There’s a wide range of scary poems, beginning with the ones that register the pleasure of being a little scared, like Dickinson’s responding to “a narrow fellow in the grass…with “a tighter Breathing/ And zero at the bone.” The ferocity of anger can be both funny and frightening, as it is in Margaret Atwood’s four-line poem:
You fit into me
like a hook into an eye
a fish hook
an open eye
And in the last stanza of Plath’s “Lady Lazarus”:
Out of the ash
I rise with my red hair
And I eat men like air.
Her hallucinatory poem “The Bee Meeting” gives me nightmares. If you think Louise Gluck’s “Gretel in Darkness” is terrifying, take a look at “All Hallows.” Many of Frost’s poems disturb the deepest levels, like “Design” and “Out, Out–,” for example. In the first one, Frost pushes the implications of the argument from design for the existence of god to its logical conclusion: Do you really want to believe in a god who pays attention to every detail of life and death?
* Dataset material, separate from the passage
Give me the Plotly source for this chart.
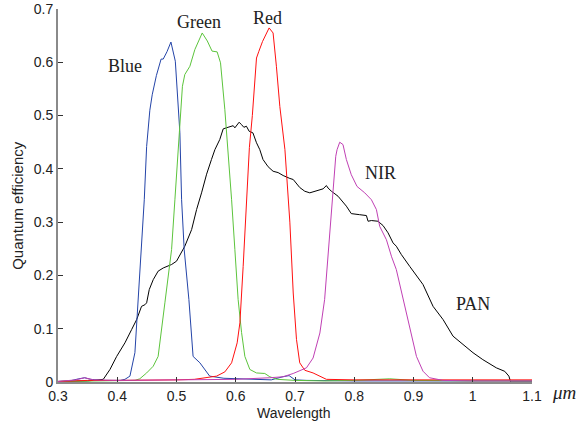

When I first read “Out, Out–” I went back again and again, hoping I was wrong about what happens–but I wasn’t. There’s something far more deeply frightening to me about seeing through the words to the terrifying events beyond them than seeing the events directly. It’s the delayed realization, the double take, the oh no. Robert Morgan’s poem “The Mountain Bride” loops back to Dickinson’s narrow fellow in a terrifying scene.
So what are some of your favorite frightening poems? Post the poems or the links.